The Storm That Ate Christmas

Still playing at a theater near you, dispensing with marking myself safe from the snowstorm in Buffalo, and opting for annoyed. Can you mark yourself annoyed? I’m going to set precedent.

The multi-day, multi-foot deep snow storm that ate Christmas (most of which is still in my driveway) is a study in wisdom and foolishness and tragedy. Anything with a body count immediately loses access to terms like beauty and clinches like Winter Wonderland. When more than 20 people have died, aphorisms don’t cut it.

I questioned my own wisdom on the first night of the storm. A loss in power put a premature end of the work day and I was offered safe haven a block away where there was heat and light. With a vision line of about 20 feet at best, it was the longest short walk I’ve ever taken, like a chapter from a Jack London story. It was quite surreal to hear nothing but the wind and see little but snow bent on bodily assault. That assault would continue for the next 30 hours and upwards of 4 feet of new fallen snow, Despite that less than informed choice, I made it and had a good warm seat to watch the storm pummel the area from a fourth floor vista.

Watching the wind and snow blow about had the same effect of gazing at a campfire. What are you watching? Who knows, but you don’t want to miss it when it reveals itself. Buildings would fade from view like they never existed and then suddenly reappearing like the silhouetted monoliths they are, coming in and out of focus only being 50 to 60 feet away from the window I was gazing on them from.
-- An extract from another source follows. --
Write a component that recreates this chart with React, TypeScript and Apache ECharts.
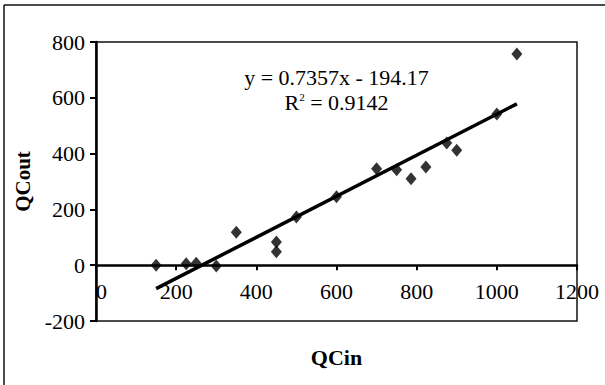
import React, { useEffect, useRef } from "react";
import * as echarts from "echarts";

const qcIn = [150, 225, 250, 300, 350, 450, 450, 500, 600, 700, 750, 786, 823, 875, 900, 1000, 1050];
const qcOut = [0, 5, 7, -3, 118, 83, 48, 173, 245, 346, 342, 310, 352, 438, 412, 542, 757];
const slope = 0.7357;
const intercept = -194.17;
const trendX = [150, 1050];
const xTicks = { min: 0, max: 1200, interval: 200 };
const yTicks = { min: -200, max: 800, interval: 200 };
const equationText = "y = 0.7357x - 194.17";
const r2Value = "0.9142";

const FONT = "'Liberation Serif', 'Times New Roman', serif";
const W = 605;
const H = 385;
const GRID = { left: 96, right: 28, top: 42, bottom: 64 };

export default function App() {
  const ref = useRef<HTMLDivElement>(null);
  useEffect(() => {
    const chart = echarts.init(ref.current!, undefined, { renderer: "svg" });
    const points = qcIn.map((x, i) => [x, qcOut[i]]);
    const trend = trendX.map((x) => [x, slope * x + intercept]);
    const gridH = H - GRID.top - GRID.bottom;
    const zeroOffset = -gridH * (0 - yTicks.min) / (yTicks.max - yTicks.min);
    const plotCenterX = GRID.left + (W - GRID.left - GRID.right) / 2;
    chart.setOption({
      animation: false,
      backgroundColor: "#fff",
      grid: {
        ...GRID,
        show: true,
        borderColor: "#111",
        borderWidth: 1.5,
      },
      xAxis: {
        type: "value",
        min: xTicks.min,
        max: xTicks.max,
        interval: xTicks.interval,
        offset: zeroOffset,
        axisLine: { onZero: false, lineStyle: { color: "#000", width: 2.5 } },
        axisTick: { show: true, inside: false, length: 5, lineStyle: { color: "#000", width: 2 } },
        axisLabel: {
          color: "#000",
          fontFamily: FONT,
          fontSize: 22,
          margin: 15,
          alignMinLabel: "left",
          formatter: (v: number) => String(v),
        },
        splitLine: { show: false },
      },
      yAxis: {
        type: "value",
        min: yTicks.min,
        max: yTicks.max,
        interval: yTicks.interval,
        axisLine: { show: true, onZero: false, lineStyle: { color: "#000", width: 2.5 } },
        axisTick: { show: true, inside: false, length: 6, lineStyle: { color: "#000", width: 2 } },
        axisLabel: { color: "#000", fontFamily: FONT, fontSize: 22, margin: 11 },
        splitLine: { show: false },
        name: "QCout",
        nameLocation: "middle",
        nameGap: 55,
        nameRotate: 90,
        nameTextStyle: { color: "#000", fontFamily: FONT, fontSize: 21, fontWeight: "bold" },
      },
      graphic: [
        { type: "line", shape: { x1: 4, y1: 5, x2: W, y2: 5 }, style: { stroke: "#111", lineWidth: 1.5 } },
        { type: "line", shape: { x1: 4, y1: 5, x2: 4, y2: H }, style: { stroke: "#111", lineWidth: 1.5 } },
        {
          type: "text",
          x: plotCenterX,
          y: 357,
          style: {
            text: "QCin",
            fill: "#000",
            font: "bold 22px " + FONT,
            textAlign: "center",
            textVerticalAlign: "middle",
          },
        },
        {
          type: "text",
          x: plotCenterX,
          y: 77,
          style: {
            text: equationText,
            fill: "#000",
            font: "22px " + FONT,
            textAlign: "center",
            textVerticalAlign: "middle",
          },
        },
        {
          type: "text",
          x: plotCenterX,
          y: 102,
          style: {
            text: "{n|R}{s|2}{n| = " + r2Value + "}",
            fill: "#000",
            textAlign: "center",
            textVerticalAlign: "middle",
            rich: {
              n: { fontFamily: FONT, fontSize: 22, color: "#000" },
              s: { fontFamily: FONT, fontSize: 11, color: "#000", verticalAlign: "top", padding: [0, 0, 10, 0] },
            },
          },
        },
      ],
      series: [
        {
          type: "line",
          data: trend,
          symbol: "none",
          lineStyle: { color: "#000", width: 3.5 },
          z: 2,
        },
        {
          type: "scatter",
          data: points,
          symbol: "diamond",
          symbolSize: [11, 13],
          itemStyle: { color: "#000" },
          z: 3,
        },
      ],
    });
    return () => chart.dispose();
  }, []);
  return (
    <div
      ref={ref}
      style={{ position: "absolute", left: 0, top: 0, width: W, height: H, background: "#fff" }}
    />
  );
}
When all was calm, the return trip was a little less Call of the Wild and a little more obstacle laden, better stretch before you pull something odyssey. The intense varying winds carved some interesting temporary snow architecture and the result was a random pattern of cars and SUVS in a variety of abstract positions as if a child tossed their matchbox cars in the air and the snowbound pattern was result.

I don’t know who built Hoak’s restaurant south of the city, but he or she did good work

But that all worked out, despite been not one of my better initial choices upon leaving my darkened house. It was heartwarming to read of the rescue of the theater worker in North Buffalo as that is how we should be looking out for another. I’m glad he was found and getting the necessary care toward recovery. It is also great that the bus of Korean tourists found safety in something they have never experienced before. It’s heartbreaking how many others didn’t fare was well.

I don’t really get the folks who want to compare “what storm was worse” as that doesn’t matter or the people going to facebook to get the best streets to get to a destination. I’d call the destination than try to cruise in lousy conditions with anecdotal testimony, but that is just me. I would however listen to the driving ban.

My actual driveway underscored that I have no choice in the matter. See below.

The peak there is about five feet high.

My personal hero so far is the guy whose job is to clear the sidewalks of the nursing home next to mine. He has set down the way to do it through sheer consistent pluck. He’ has been out there each day of the storm and as a result, there is pavement around the property. Unlike some leaders he didn’t blame residents, he focused on the task. If only that example would inspire say, building owners like, well, mine.

As I write this the landlord did send two guys with a snowblower to carve out the sidewalks at least, I applaud the attempt, but 12 year old me running Dad’s snowblower for the first time in winter 1976 got better results. Maybe they needed my dad to stare them into straight lines as it worked when I did that stuff.